Here's what's going down: Diana Shipping made a $23.50 per share acquisition offer and is running a proxy contest to replace Genco's entire board. Genco's response? They're not backing down, and their argument is pretty compelling if you actually look at the numbers.
Let me break down why Genco's pushing back so hard. Over the past five years, they've absolutely crushed it on shareholder returns – we're talking 247% total shareholder return. That's more than triple what the S&P 500 delivered (76%) and way ahead of Diana's own 53% return over the same period. That's not luck; that's execution. They've distributed $292 million in dividends, invested $492 million in modern vessels, and paid down $250 million in debt. That's the kind of capital allocation story that makes shareholders happy.
Now here's where the letter to shareholders from Genco gets interesting. They're arguing that Diana's $23.50 offer substantially undervalues the company. According to analyst NAV estimates, the mean valuation sits around $25.00. So Diana's proposal is basically leaving money on the table for shareholders – money that could go to them if they just hold tight and let Genco's board keep doing what they've been doing.
But here's the real concern that Genco's highlighting in their letter to shareholders – this isn't just about price. It's about control. If Diana's nominees take over the board, there's no guarantee they'll maintain Genco's proven strategy. Genco's pointing out that Diana has a history of related-party transactions and weaker shareholder returns. Their worry? If Diana gets control, they could approve deals at lower prices, make commercial decisions that hurt shareholders, or scrap the low-leverage, high-dividend model that's been working.

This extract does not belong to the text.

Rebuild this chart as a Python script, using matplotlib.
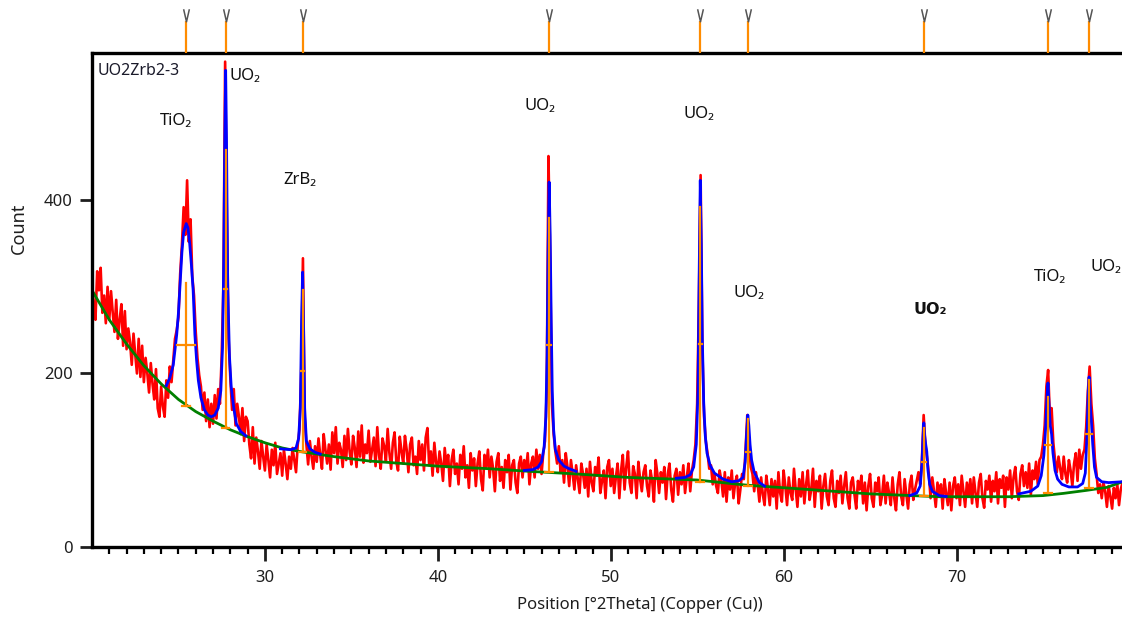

What I find notable is how Genco handled this internally. They didn't just dismiss Diana – they set up a special committee of independent directors to review the offer with external advisors. That's proper governance. The committee determined the offer was inadequate. That's the kind of board-level diligence that actually means something.
The company's also been pretty transparent about their position. They've got Jefferies as their financial advisor, Herbert Smith Freehills Kramer and Sidley Austin as legal counsel, and Morgan Stanley as special advisor to the board. This isn't a scrappy startup – this is a company with serious institutional backing defending their position.
For context on what we're talking about here: Genco operates a fleet of 45 vessels with an average age of 12.8 years and about 5 million deadweight tons of capacity. They're moving commodities like iron ore, coal, grain, and steel products globally. It's a solid, cash-generative business, which is probably why Diana's interested in the first place.
The letter to shareholders also makes a point about what shareholders are actually voting on. This isn't a referendum on whether to accept or reject Diana's offer – it's a vote on whether to give Diana control of the board. That's an important distinction. You're choosing between Genco's track record of delivering strong returns versus betting on Diana's untested leadership. Given the data, that's not a tough call.
One more thing worth noting: Genco's essentially saying 'read the proxy materials carefully when they come out.' They're filing their own proxy statement with white proxy cards, and they're encouraging shareholders to do their homework. That's confidence. They're not asking anyone to trust them blindly; they're asking people to look at the facts.
This is the kind of corporate battle that usually plays out over weeks or months. Genco's making their case now, Diana will counter, and shareholders will ultimately decide. But based on what's in front of us – the dividend history, the TSR performance, the balance sheet improvements, and the strategic execution – Genco's got a pretty solid foundation for their defense.
Worth keeping an eye on how this develops. These proxy contests can move markets, and there's real money at stake for shareholders on both sides.